The book's strength is its depth of research and comparative approach, and it contains much that is new and insightful. Even so, there are missing elements that might have strengthened the overall presentation. First of all, more coverage could have been devoted to the cultural representations of these cities, especially given that their renewal was so ideologically driven and promoted from the beginning; more on how city monuments and cityscapes were visualised in popular magazines, films, and tourist literature would have given the reader a clearer sense of how these projects were being communicated at the time. Greater attention also could have been dedicated to the ways in which modernism was not simply anti-traditional, but in fact had become itself a tradition by the 1950s and 1960s, especially in Frankfurt am Main, given its interwar heritage. Demshuk, moreover, does not hide his harsh judgment of the crusading modernists in all of these cities and tends to support the protester accusations that the city governments were practicing a kind of Baudiktatur no less authoritarian than the hated 1930s forerunner. The main drawback, however, is the book's loose organisation as a huge collection of mini-debates and lateral comparisons, which tend to loop back and forth chronologically; such a narrative style can be confusing to follow in terms of what did or did not change over the decades. For instance, the story of the razing of Leipzig's University Church in 1968 (which is the main subject of the author's previous book) is recounted numerous times across various chapters, making the book at times repetitive. The key question that could have been developed more directly is to what extent the Cold War actually mattered at all for these urban redesign projects, in that these widely divergent cities tended to follow similar patterns. These trends were discernible across the continent and much of the world in the 1950s and 1960s, raising the question of what exactly makes this regional Central European urban history distinctive.

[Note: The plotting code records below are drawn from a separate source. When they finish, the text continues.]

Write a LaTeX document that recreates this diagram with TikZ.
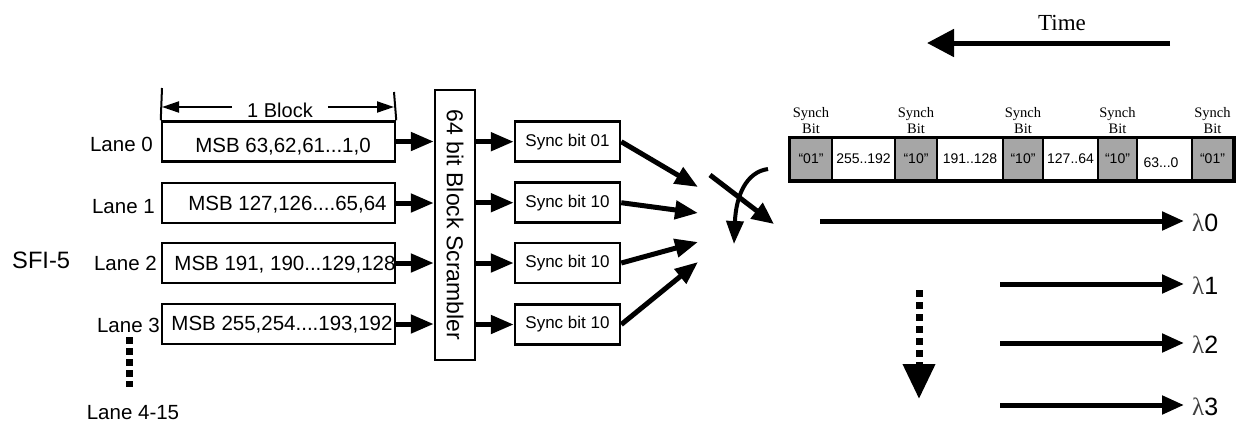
\documentclass[tikz,border=0pt]{standalone}
\usepackage{fontspec}
\setmainfont{Liberation Sans}
\newfontfamily\serifface{Liberation Serif}
\usetikzlibrary{arrows.meta}
\newcommand{\fs}[1]{\fontsize{#1}{#1}\selectfont}
\begin{document}
\begin{tikzpicture}[x=1pt,y=-1pt,
  box/.style={draw, line width=2.5pt, inner sep=0pt, minimum height=40pt},
  lanebox/.style={box, minimum width=233pt},
  syncbox/.style={box, minimum width=105pt, font=\fs{17}},
  txt/.style={inner sep=0pt, font=\fs{20.5}},
  big/.style={line width=5pt, -{Triangle[length=23pt,width=18pt]}},
  dim/.style={line width=2pt, -{Triangle[length=17pt,width=11pt]}},
  cell/.style={draw, line width=1.5pt, inner sep=0pt, minimum height=42pt, font=\fs{14}},
  graycell/.style={cell, fill=black!35},
  synch/.style={align=center, inner sep=0pt, font=\serifface\fontsize{14.5}{16}\selectfont},
  lam/.style={line width=5pt, -{Triangle[length=22pt,width=18pt]}},
  lamtxt/.style={anchor=west, inner sep=0pt, font=\fs{25}},
  dots/.style={line width=7pt, dash pattern=on 7pt off 4pt}
]
\useasboundingbox (0,0) rectangle (1236,424);

% lane boxes
\node[lanebox] (l0) at (278.5,141.5) {};
\node[lanebox] (l1) at (278.5,203) {};
\node[lanebox] (l2) at (278.5,263) {};
\node[lanebox] (l3) at (278.5,324) {};
\node[txt] (t0) at (283,147) {MSB 63,62,61...1,0};
\node[txt] (t1) at (287.5,205) {MSB 127,126....65,64};
\node[txt] (t2) at (285,265) {MSB 191, 190...129,128};
\node[txt] (t3) at (282,325) {MSB 255,254....193,192};

% lane labels
\node[txt, anchor=east] (n0) at (153,144) {Lane 0};
\node[txt, anchor=east] (n1) at (155,207) {Lane 1};
\node[txt, anchor=east] (n2) at (157,263) {Lane 2};
\node[txt, anchor=east] (n3) at (160,325) {Lane 3};
\node[inner sep=0pt, font=\fs{23.7}, anchor=west] (sfi) at (12,260) {SFI-5};
\node[txt] (n415) at (133,413) {Lane 4-15};
\coordinate (ld0) at (129,337);
\coordinate (ld1) at (129,387);
\draw[dots] (ld0) -- (ld1);

% 1 Block dimension
\coordinate (da) at (162,107);
\coordinate (db) at (394,107);
\coordinate (ea) at (162,88);
\coordinate (eb) at (394,92);
\draw[line width=2pt] (ea) -- (l0.north west);
\draw[line width=2pt] (eb) -- (l0.north east);
\node[txt, inner xsep=15pt, font=\fs{20}] (blk) at (280,110) {1 Block};
\draw[dim] (blk.west |- da) -- (da);
\draw[dim] (blk.east |- db) -- (db);

% scrambler
\node[box, minimum width=40pt, minimum height=270pt] (scr) at (455,225) {};
\node[rotate=-90, inner sep=0pt, font=\fs{23}] (scrt) at (455,225) {64 bit Block Scrambler};

% sync boxes
\node[syncbox] (s0) at (567.5,141.7) {Sync bit 01};
\node[syncbox] (s1) at (567.5,202.7) {Sync bit 10};
\node[syncbox] (s2) at (567.5,263) {Sync bit 10};
\node[syncbox] (s3) at (567.5,324.5) {Sync bit 10};

\foreach \i in {0,1,2,3}{
  \draw[big] (l\i.east) -- (l\i.east -| scr.west);
  \draw[big] (scr.east |- s\i.west) -- (s\i.west);
}

% converging arrows
\coordinate (m0) at (698,187);
\coordinate (m1) at (698,213);
\coordinate (m2) at (698,242);
\coordinate (m3) at (698,262);
\draw[big] (s0.east) -- (m0);
\draw[big] (s1.east) -- (m1);
\draw[big] (s2.east) -- (m2);
\draw[big] (s3.east) -- (m3);

% cross symbol
\coordinate (x0) at (710,175);
\coordinate (x1) at (774,224);
\draw[line width=5pt, -{Triangle[length=22pt,width=19pt]}] (x0) -- (x1);
\coordinate (k0) at (768,169);
\coordinate (k1) at (734,244);
\draw[line width=4pt, -{Triangle[length=23pt,width=17pt]}] (k0) .. controls (746,172) and (736,196) .. (k1);

% Time
\node[inner sep=0pt, font=\serifface\fs{23}] (time) at (1062,23) {Time};
\coordinate (ta) at (1170,43);
\coordinate (tb) at (927,43);
\draw[line width=5pt, -{Triangle[length=27pt,width=27pt]}] (ta) -- (tb);

% frame
\node[graycell, minimum width=42pt] (c1) at (811,159) {``01''};
\node[cell, minimum width=63pt] (c2) at (863.5,159) {255..192};
\node[graycell, minimum width=42pt] (c3) at (916,159) {``10''};
\node[cell, minimum width=66pt] (c4) at (970,159) {191..128};
\node[graycell, minimum width=40pt] (c5) at (1023,159) {``10''};
\node[cell, minimum width=55pt] (c6) at (1070.5,159) {127..64};
\node[graycell, minimum width=39pt] (c7) at (1117.5,159) {``10''};
\node[cell, minimum width=55pt] (c8) at (1164.5,159) {};
\node[inner sep=0pt, font=\fs{14}] (c8t) at (1161,163) {63...0};
\node[graycell, minimum width=41pt] (c9) at (1212.5,159) {``01''};
\draw[line width=3.5pt] (c1.north west) rectangle (c9.south east);
\foreach \c in {c1,c3,c5,c7,c9}{
  \node[synch, anchor=south] (sb\c) at ([yshift=3pt]\c.north) {Synch\\Bit};
}

% wavelengths
\coordinate (a0) at (820,221);   \coordinate (b0) at (1184,221);
\coordinate (a1) at (1000,284);  \coordinate (b1) at (1184,284);
\coordinate (a2) at (1000,343);  \coordinate (b2) at (1184,343);
\coordinate (a3) at (1000,405);  \coordinate (b3) at (1184,405);
\foreach \i in {0,1,2,3}{
  \draw[lam] (a\i) -- (b\i);
  \node[lamtxt] (lt\i) at ([xshift=8pt,yshift=-2pt]b\i) {{\serifface\color{black!75}λ}\i};
}

% dotted down arrow
\coordinate (dd0) at (919,290);
\coordinate (dd1) at (919,399);
\draw[line width=7pt, dash pattern=on 7pt off 5pt, -{Triangle[length=35pt,width=31pt]}] (dd0) -- (dd1);
\end{tikzpicture}
\end{document}
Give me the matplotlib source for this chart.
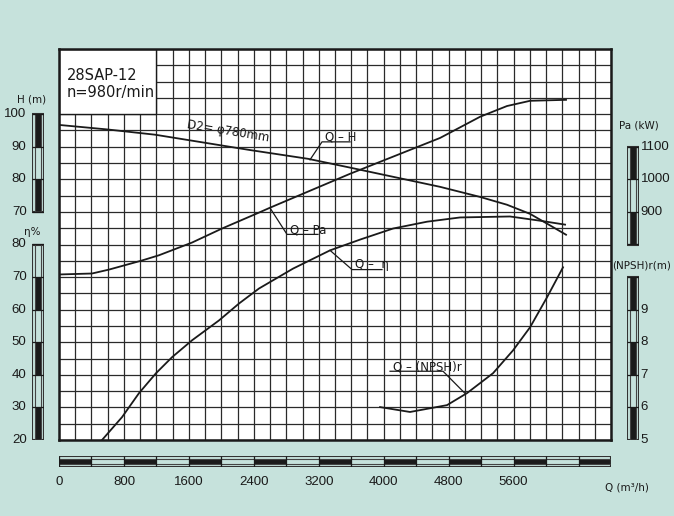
import numpy as np
import matplotlib.pyplot as plt
from matplotlib.patches import Rectangle

# pump curve data (Q in m3/h)
q_head = [0, 600, 1183, 2350, 3068, 3585, 4694, 5187, 5519, 5803, 6012, 6246]
head = [96.7, 95.3, 93.7, 89.0, 86.3, 83.6, 77.7, 74.6, 72.2, 69.4, 66.4, 63.0]

q_power = [0, 407, 616, 1023, 1232, 1639, 2008, 2464, 2600, 3585, 4694, 5187, 5519, 5803, 6246]
power = [708, 711, 723, 751, 767, 806, 849, 898, 913, 1017, 1127, 1192, 1225, 1241, 1244]

q_eff = [530, 776, 986, 1195, 1392, 1639, 1971, 2218, 2464, 2883, 3339, 3708, 4115,
         4534, 4940, 5556, 5926, 6234]
eff = [20, 27.0, 34.4, 40.5, 45.4, 50.6, 56.7, 61.9, 66.5, 72.6, 78.2, 81.5, 84.9,
       87.0, 88.3, 88.6, 87.3, 86.1]

q_npsh = [3955, 4324, 4780, 5027, 5347, 5593, 5803, 6012, 6209]
npsh = [6.01, 5.86, 6.07, 6.44, 7.05, 7.75, 8.46, 9.38, 10.30]

q_labels = [0, 800, 1600, 2400, 3200, 4000, 4800, 5600]
h_labels = [100, 90, 80, 70]
eta_labels = [80, 70, 60, 50, 40, 30, 20]
pa_labels = [1100, 1000, 900]
npsh_labels = [9, 8, 7, 6, 5]

BG = '#c6e2dc'
INK = '#1a1a1a'
W, H = 674, 516

fig = plt.figure(figsize=(W / 100, H / 100), dpi=100, facecolor=BG)
ax = fig.add_axes([59 / W, 1 - 440 / H, 552 / W, 391 / H])
ax.set_facecolor('white')
ax.set_xlim(0, 6800)
ax.set_ylim(0, 120)
ax.set_xticks(np.arange(0, 6801, 200))
ax.set_yticks(np.arange(0, 121, 5))
ax.tick_params(length=0, labelbottom=False, labelleft=False)
ax.grid(True, color='#2a2a2a', lw=0.9)
ax.set_axisbelow(True)
for s in ax.spines.values():
    s.set_linewidth(1.8)
    s.set_color(INK)

# white title box, top left
ax.add_patch(Rectangle((0, 100), 1200, 20, fc='white', ec=INK, lw=1.0, zorder=1))
ax.text(100, 112.0, '28SAP-12', fontsize=10.5, color=INK, va='center', zorder=3)
ax.text(100, 106.8, 'n=980r/min', fontsize=10.5, color=INK, va='center', zorder=3)

# twin axes for each curve
ax_eta = ax.twinx()
ax_pa = ax.twinx()
ax_np = ax.twinx()
ax_eta.set_ylim(20, 140)
ax_pa.set_ylim(200, 1400)
ax_np.set_ylim(5, 17)
for a in (ax_eta, ax_pa, ax_np):
    a.axis('off')

lw = 1.3
ax.plot(q_head, head, color=INK, lw=lw, zorder=4)
ax_pa.plot(q_power, power, color=INK, lw=lw)
ax_eta.plot(q_eff, eff, color=INK, lw=lw)
ax_np.plot(q_npsh, npsh, color=INK, lw=lw)

fs = 8.5
ax.text(2082, 94.6, 'D2= φ780mm', rotation=-9.3, rotation_mode='anchor',
        ha='center', va='center', fontsize=fs, color=INK, zorder=5)


def tag(a, pts, label, start):
    xs, ys = zip(*pts)
    a.plot(xs, ys, color=INK, lw=0.9)
    a.annotate(label, xy=start, xytext=(2, 0.8), textcoords='offset points',
               fontsize=fs, color=INK, ha='left', va='baseline')


tag(ax, [(3092, 86.0), (3240, 91.5), (3585, 91.5)], 'Q – H', (3240, 91.5))
tag(ax_pa, [(2600, 912), (2809, 831), (3191, 831)], 'Q – Pa', (2809, 831))
tag(ax_eta, [(3339, 78.2), (3610, 72.3), (3979, 72.3)], 'Q –  η', (3610, 72.3))
tag(ax_np, [(5002, 6.43), (4731, 7.11), (4078, 7.11)], 'Q – (NPSH)r', (4078, 7.11))

pos = ax.get_position()


def vbar(x_px, ylim, lo, hi, step, ticks, right, title, title_x, title_y):
    b = fig.add_axes([x_px / W, pos.y0, 12 / W, pos.height])
    b.set_xlim(0, 1)
    b.set_ylim(*ylim)
    b.axis('off')
    edges = np.arange(lo, hi + step / 2, step)
    for i, (y0, y1) in enumerate(zip(edges[:-1], edges[1:])):
        if i % 2 == 0:
            b.add_patch(Rectangle((0.22, y0), 0.56, y1 - y0, fc=INK, ec='none'))
    b.add_patch(Rectangle((0, lo), 1, hi - lo, fill=False, ec='#333333', lw=1.5))
    b.vlines([0.22, 0.78], lo, hi, color='#444444', lw=0.8)
    b.hlines(edges, 0, 1, color=INK, lw=0.9)
    for t in ticks:
        if right:
            b.text(1.15, t, str(t), ha='left', va='center', fontsize=9.5,
                   family='Liberation Sans', color=INK)
        else:
            b.text(-0.45, t, str(t), ha='right', va='center', fontsize=9.5,
                   family='Liberation Sans', color=INK)
    b.text(title_x, title_y, title, ha='center', va='center', fontsize=7.5, color=INK)
    return b


vbar(32, (0, 120), 70, 100, 10, h_labels, False, 'H (m)', 0.0, 104.5)
vbar(32, (20, 140), 20, 80, 10, eta_labels, False, 'η%', 0.0, 83.7)
vbar(627, (200, 1400), 800, 1100, 100, pa_labels, True, 'Pa (kW)', 1.0, 1164)
vbar(627, (5, 17), 5, 10, 1, npsh_labels, True, '(NPSH)r(m)', 1.2, 10.36)

# bottom Q scale bar
bb = fig.add_axes([pos.x0, 1 - 467 / H, pos.width, 11 / H])
bb.set_xlim(0, 6800)
bb.set_ylim(0, 1)
bb.axis('off')
seg = np.arange(0, 6801, 400)
for i, (x0, x1) in enumerate(zip(seg[:-1], seg[1:])):
    if i % 2 == 0:
        bb.add_patch(Rectangle((x0, 0.25), x1 - x0, 0.5, fc=INK, ec='none'))
bb.add_patch(Rectangle((0, 0), 6800, 1, fill=False, ec='#333333', lw=1.5))
bb.hlines([0.25, 0.75], 0, 6800, color='#444444', lw=0.8)
bb.vlines(seg, 0, 1, color=INK, lw=0.9)
for q in q_labels:
    bb.text(q, -1.36, str(q), ha='center', va='center', fontsize=9.5,
            family='Liberation Sans', color=INK)
bb.text(7000, -1.9, 'Q (m³/h)', ha='center', va='center', fontsize=7.5, color=INK)

fig.savefig('out.png', dpi=100, facecolor=BG)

That said, this is a rich and engaging book that raises many issues about the interface of architecture, urbanism, and identity politics after the war. It chronicles the rise and fall of “high modernism” in Central Europe and traces the huge cultural cost (both material and psychological) caused by the destruction of the prewar urban fabric to make way for the new. But more than that, Demshuk's book makes a compelling argument about rethinking Central European modernity beyond a crude Cold War framework.